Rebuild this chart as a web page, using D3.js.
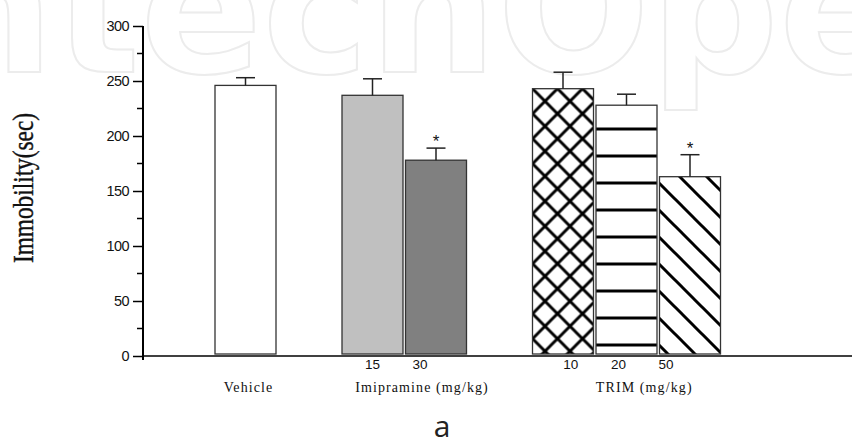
<!DOCTYPE html>
<html>
<head>
<meta charset="utf-8">
<script src="https://cdn.jsdelivr.net/npm/d3@7"></script>
<style>
  body { margin: 0; background: #fff; }
  svg { display: block; }
</style>
</head>
<body>
<svg id="chart" width="852" height="441"></svg>
<script>
// data
var groups = ['Vehicle', 'Imipramine (mg/kg)', 'TRIM (mg/kg)'];
var doses = ['', '15', '30', '10', '20', '50'];
var barGroup = [0, 1, 1, 2, 2, 2];
var means = [246, 237, 178, 243, 228, 163];
var sems = [7, 15, 11, 15, 10, 20];
var signif = [false, false, true, false, false, true];
var fills = ['#fff', '#c0c0c0', '#808080', 'url(#cross)', 'url(#hlines)', 'url(#diag)'];
var yTicks = [0, 50, 100, 150, 200, 250, 300];
var yMinor = [25, 75, 125, 175, 225, 275];

var svg = d3.select('#chart');
var sans = 'Liberation Sans, Arial, sans-serif';
var serif = 'Liberation Serif, Times New Roman, serif';

// watermark behind everything
svg.append('text')
  .attr('x', -141).attr('y', 72)
  .attr('font-family', 'DejaVu Sans, sans-serif')
  .attr('font-weight', 700)
  .attr('font-size', 180)
  .attr('fill', '#fff')
  .attr('stroke', '#ececec')
  .attr('stroke-width', 2)
  .text('IntechOpen');

var slots = means.map(function(d, i){ return i + barGroup[i]; }); // one empty slot between groups
var step = 63.5, barW = 61;

var x = d3.scaleLinear().domain([0, 7]).range([215, 215 + 7 * step]);
var y = d3.scaleLinear().domain([0, 300]).range([356, 26]);

// fill patterns
var defs = svg.append('defs');

var cross = defs.append('pattern').attr('id', 'cross')
  .attr('patternUnits', 'userSpaceOnUse')
  .attr('x', x(slots[3])).attr('y', y(means[3]))
  .attr('width', 25).attr('height', 25);
cross.append('rect').attr('width', 25).attr('height', 25).attr('fill', '#fff');
[-25, 0, 25].forEach(function(c){
  cross.append('path').attr('d', 'M' + (c - 2) + ',-2L' + (c + 27) + ',27')
    .attr('stroke', '#000').attr('stroke-width', 3);
  cross.append('path').attr('d', 'M' + (c + 27) + ',-2L' + (c - 2) + ',27')
    .attr('stroke', '#000').attr('stroke-width', 3);
});

var hl = defs.append('pattern').attr('id', 'hlines')
  .attr('patternUnits', 'userSpaceOnUse')
  .attr('x', 0).attr('y', 127.5)
  .attr('width', 10).attr('height', 27);
hl.append('rect').attr('width', 10).attr('height', 27).attr('fill', '#fff');
hl.append('rect').attr('width', 10).attr('height', 3).attr('fill', '#000');

var dg = defs.append('pattern').attr('id', 'diag')
  .attr('patternUnits', 'userSpaceOnUse')
  .attr('x', 0).attr('y', 10)
  .attr('width', 27).attr('height', 27);
dg.append('rect').attr('width', 27).attr('height', 27).attr('fill', '#fff');
[-27, 0, 27].forEach(function(c){
  dg.append('path').attr('d', 'M' + (c - 2) + ',-2L' + (c + 29) + ',29')
    .attr('stroke', '#000').attr('stroke-width', 3);
});

// bars
svg.selectAll('rect.bar')
  .data(means)
  .enter()
  .append('rect')
  .attr('class', 'bar')
  .attr('x', function(d, i){ return x(slots[i]); })
  .attr('y', function(d){ return y(d); })
  .attr('width', barW)
  .attr('height', function(d){ return y(0) - y(d) - 2; })
  .attr('fill', function(d, i){ return fills[i]; })
  .attr('stroke', '#333')
  .attr('stroke-width', 1.3);

// error bars (upper only)
var err = svg.selectAll('g.err')
  .data(means)
  .enter()
  .append('g')
  .attr('class', 'err')
  .attr('transform', function(d, i){ return 'translate(' + (x(slots[i]) + barW / 2) + ',0)'; });

err.append('line')
  .attr('y1', function(d){ return y(d); })
  .attr('y2', function(d, i){ return y(d + sems[i]); })
  .attr('stroke', '#222').attr('stroke-width', 1.5);
err.append('line')
  .attr('x1', -9.5).attr('x2', 9.5)
  .attr('y1', function(d, i){ return y(d + sems[i]); })
  .attr('y2', function(d, i){ return y(d + sems[i]); })
  .attr('stroke', '#222').attr('stroke-width', 1.5);
err.filter(function(d, i){ return signif[i]; })
  .append('text')
  .attr('text-anchor', 'middle')
  .attr('y', function(d, i){ return y(d + sems[i]) - 6; })
  .attr('font-family', sans).attr('font-size', 17)
  .attr('fill', '#111')
  .text('*');

// y axis
var yAxis = svg.append('g')
  .attr('transform', 'translate(143,0)')
  .call(d3.axisLeft(y).tickValues(yTicks).tickSize(10).tickPadding(4));
yAxis.select('.domain').remove();
yAxis.selectAll('.tick line').attr('stroke', '#000').attr('stroke-width', 1.5);
yAxis.selectAll('.tick text')
  .attr('font-family', sans).attr('font-size', 14.5)
  .attr('letter-spacing', -0.6).attr('fill', '#111');
yAxis.selectAll('line.minor')
  .data(yMinor)
  .enter()
  .append('line')
  .attr('class', 'minor')
  .attr('x1', -6).attr('x2', 0)
  .attr('y1', function(d){ return y(d); })
  .attr('y2', function(d){ return y(d); })
  .attr('stroke', '#000').attr('stroke-width', 1.5);
yAxis.append('line')
  .attr('y1', y(300)).attr('y2', y(0) + 4)
  .attr('stroke', '#000').attr('stroke-width', 2);

// x axis line
svg.append('line')
  .attr('x1', 143).attr('x2', 852)
  .attr('y1', y(0)).attr('y2', y(0))
  .attr('stroke', '#000').attr('stroke-width', 1.5);

// group and dose labels
groups.forEach(function(g, gi){
  var idx = d3.range(means.length).filter(function(i){ return barGroup[i] === gi; });
  var x0 = x(slots[idx[0]]), x1 = x(slots[idx[idx.length - 1]]) + barW;
  var mid = (x0 + x1) / 2;
  var n = idx.length;
  if (n > 1) {
    idx.forEach(function(i, k){
      svg.append('text')
        .attr('x', mid - 8 + (k - (n - 1) / 2) * step * 0.75)
        .attr('y', 369)
        .attr('text-anchor', 'middle')
        .attr('font-family', sans).attr('font-size', 13.5)
        .attr('fill', '#111')
        .text(doses[i]);
    });
  }
  svg.append('text')
    .attr('x', mid + (n > 1 ? step * 0.28 : 3))
    .attr('y', 392)
    .attr('text-anchor', 'middle')
    .attr('font-family', serif).attr('font-size', 14)
    .attr('letter-spacing', 1.1)
    .attr('fill', '#111')
    .text(g);
});

// y axis title
svg.append('text')
  .attr('transform', 'translate(33,188) rotate(-90)')
  .attr('text-anchor', 'middle')
  .attr('font-family', serif).attr('font-size', 30)
  .attr('textLength', 150).attr('lengthAdjust', 'spacingAndGlyphs')
  .attr('fill', '#111')
  .attr('stroke', '#111').attr('stroke-width', 0.4)
  .text('Immobility(sec)');

// panel letter
svg.append('text')
  .attr('x', 442).attr('y', 437)
  .attr('text-anchor', 'middle')
  .attr('font-family', 'Open Sans, sans-serif').attr('font-size', 30)
  .attr('fill', '#222')
  .text('a');
</script>
</body>
</html>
┄┄┄┄┄┄
Take the listing above and restate it word for word, without its pictures.

Rebuild this chart as a web page, using D3.js.
<!DOCTYPE html>
<html>
<head>
<meta charset="utf-8">
<script src="https://cdn.jsdelivr.net/npm/d3@7"></script>
<style>
  body { margin: 0; background: #fff; }
  svg { display: block; }
</style>
</head>
<body>
<svg id="chart" width="852" height="441"></svg>
<script>
// data
var groups = ['Vehicle', 'Imipramine (mg/kg)', 'TRIM (mg/kg)'];
var doses = ['', '15', '30', '10', '20', '50'];
var barGroup = [0, 1, 1, 2, 2, 2];
var means = [246, 237, 178, 243, 228, 163];
var sems = [7, 15, 11, 15, 10, 20];
var signif = [false, false, true, false, false, true];
var fills = ['#fff', '#c0c0c0', '#808080', 'url(#cross)', 'url(#hlines)', 'url(#diag)'];
var yTicks = [0, 50, 100, 150, 200, 250, 300];
var yMinor = [25, 75, 125, 175, 225, 275];

var svg = d3.select('#chart');
var sans = 'Liberation Sans, Arial, sans-serif';
var serif = 'Liberation Serif, Times New Roman, serif';

// watermark behind everything
svg.append('text')
  .attr('x', -141).attr('y', 72)
  .attr('font-family', 'DejaVu Sans, sans-serif')
  .attr('font-weight', 700)
  .attr('font-size', 180)
  .attr('fill', '#fff')
  .attr('stroke', '#ececec')
  .attr('stroke-width', 2)
  .text('IntechOpen');

var slots = means.map(function(d, i){ return i + barGroup[i]; }); // one empty slot between groups
var step = 63.5, barW = 61;

var x = d3.scaleLinear().domain([0, 7]).range([215, 215 + 7 * step]);
var y = d3.scaleLinear().domain([0, 300]).range([356, 26]);

// fill patterns
var defs = svg.append('defs');

var cross = defs.append('pattern').attr('id', 'cross')
  .attr('patternUnits', 'userSpaceOnUse')
  .attr('x', x(slots[3])).attr('y', y(means[3]))
  .attr('width', 25).attr('height', 25);
cross.append('rect').attr('width', 25).attr('height', 25).attr('fill', '#fff');
[-25, 0, 25].forEach(function(c){
  cross.append('path').attr('d', 'M' + (c - 2) + ',-2L' + (c + 27) + ',27')
    .attr('stroke', '#000').attr('stroke-width', 3);
  cross.append('path').attr('d', 'M' + (c + 27) + ',-2L' + (c - 2) + ',27')
    .attr('stroke', '#000').attr('stroke-width', 3);
});

var hl = defs.append('pattern').attr('id', 'hlines')
  .attr('patternUnits', 'userSpaceOnUse')
  .attr('x', 0).attr('y', 127.5)
  .attr('width', 10).attr('height', 27);
hl.append('rect').attr('width', 10).attr('height', 27).attr('fill', '#fff');
hl.append('rect').attr('width', 10).attr('height', 3).attr('fill', '#000');

var dg = defs.append('pattern').attr('id', 'diag')
  .attr('patternUnits', 'userSpaceOnUse')
  .attr('x', 0).attr('y', 10)
  .attr('width', 27).attr('height', 27);
dg.append('rect').attr('width', 27).attr('height', 27).attr('fill', '#fff');
[-27, 0, 27].forEach(function(c){
  dg.append('path').attr('d', 'M' + (c - 2) + ',-2L' + (c + 29) + ',29')
    .attr('stroke', '#000').attr('stroke-width', 3);
});

// bars
svg.selectAll('rect.bar')
  .data(means)
  .enter()
  .append('rect')
  .attr('class', 'bar')
  .attr('x', function(d, i){ return x(slots[i]); })
  .attr('y', function(d){ return y(d); })
  .attr('width', barW)
  .attr('height', function(d){ return y(0) - y(d) - 2; })
  .attr('fill', function(d, i){ return fills[i]; })
  .attr('stroke', '#333')
  .attr('stroke-width', 1.3);

// error bars (upper only)
var err = svg.selectAll('g.err')
  .data(means)
  .enter()
  .append('g')
  .attr('class', 'err')
  .attr('transform', function(d, i){ return 'translate(' + (x(slots[i]) + barW / 2) + ',0)'; });

err.append('line')
  .attr('y1', function(d){ return y(d); })
  .attr('y2', function(d, i){ return y(d + sems[i]); })
  .attr('stroke', '#222').attr('stroke-width', 1.5);
err.append('line')
  .attr('x1', -9.5).attr('x2', 9.5)
  .attr('y1', function(d, i){ return y(d + sems[i]); })
  .attr('y2', function(d, i){ return y(d + sems[i]); })
  .attr('stroke', '#222').attr('stroke-width', 1.5);
err.filter(function(d, i){ return signif[i]; })
  .append('text')
  .attr('text-anchor', 'middle')
  .attr('y', function(d, i){ return y(d + sems[i]) - 6; })
  .attr('font-family', sans).attr('font-size', 17)
  .attr('fill', '#111')
  .text('*');

// y axis
var yAxis = svg.append('g')
  .attr('transform', 'translate(143,0)')
  .call(d3.axisLeft(y).tickValues(yTicks).tickSize(10).tickPadding(4));
yAxis.select('.domain').remove();
yAxis.selectAll('.tick line').attr('stroke', '#000').attr('stroke-width', 1.5);
yAxis.selectAll('.tick text')
  .attr('font-family', sans).attr('font-size', 14.5)
  .attr('letter-spacing', -0.6).attr('fill', '#111');
yAxis.selectAll('line.minor')
  .data(yMinor)
  .enter()
  .append('line')
  .attr('class', 'minor')
  .attr('x1', -6).attr('x2', 0)
  .attr('y1', function(d){ return y(d); })
  .attr('y2', function(d){ return y(d); })
  .attr('stroke', '#000').attr('stroke-width', 1.5);
yAxis.append('line')
  .attr('y1', y(300)).attr('y2', y(0) + 4)
  .attr('stroke', '#000').attr('stroke-width', 2);

// x axis line
svg.append('line')
  .attr('x1', 143).attr('x2', 852)
  .attr('y1', y(0)).attr('y2', y(0))
  .attr('stroke', '#000').attr('stroke-width', 1.5);

// group and dose labels
groups.forEach(function(g, gi){
  var idx = d3.range(means.length).filter(function(i){ return barGroup[i] === gi; });
  var x0 = x(slots[idx[0]]), x1 = x(slots[idx[idx.length - 1]]) + barW;
  var mid = (x0 + x1) / 2;
  var n = idx.length;
  if (n > 1) {
    idx.forEach(function(i, k){
      svg.append('text')
        .attr('x', mid - 8 + (k - (n - 1) / 2) * step * 0.75)
        .attr('y', 369)
        .attr('text-anchor', 'middle')
        .attr('font-family', sans).attr('font-size', 13.5)
        .attr('fill', '#111')
        .text(doses[i]);
    });
  }
  svg.append('text')
    .attr('x', mid + (n > 1 ? step * 0.28 : 3))
    .attr('y', 392)
    .attr('text-anchor', 'middle')
    .attr('font-family', serif).attr('font-size', 14)
    .attr('letter-spacing', 1.1)
    .attr('fill', '#111')
    .text(g);
});

// y axis title
svg.append('text')
  .attr('transform', 'translate(33,188) rotate(-90)')
  .attr('text-anchor', 'middle')
  .attr('font-family', serif).attr('font-size', 30)
  .attr('textLength', 150).attr('lengthAdjust', 'spacingAndGlyphs')
  .attr('fill', '#111')
  .attr('stroke', '#111').attr('stroke-width', 0.4)
  .text('Immobility(sec)');

// panel letter
svg.append('text')
  .attr('x', 442).attr('y', 437)
  .attr('text-anchor', 'middle')
  .attr('font-family', 'Open Sans, sans-serif').attr('font-size', 30)
  .attr('fill', '#222')
  .text('a');
</script>
</body>
</html>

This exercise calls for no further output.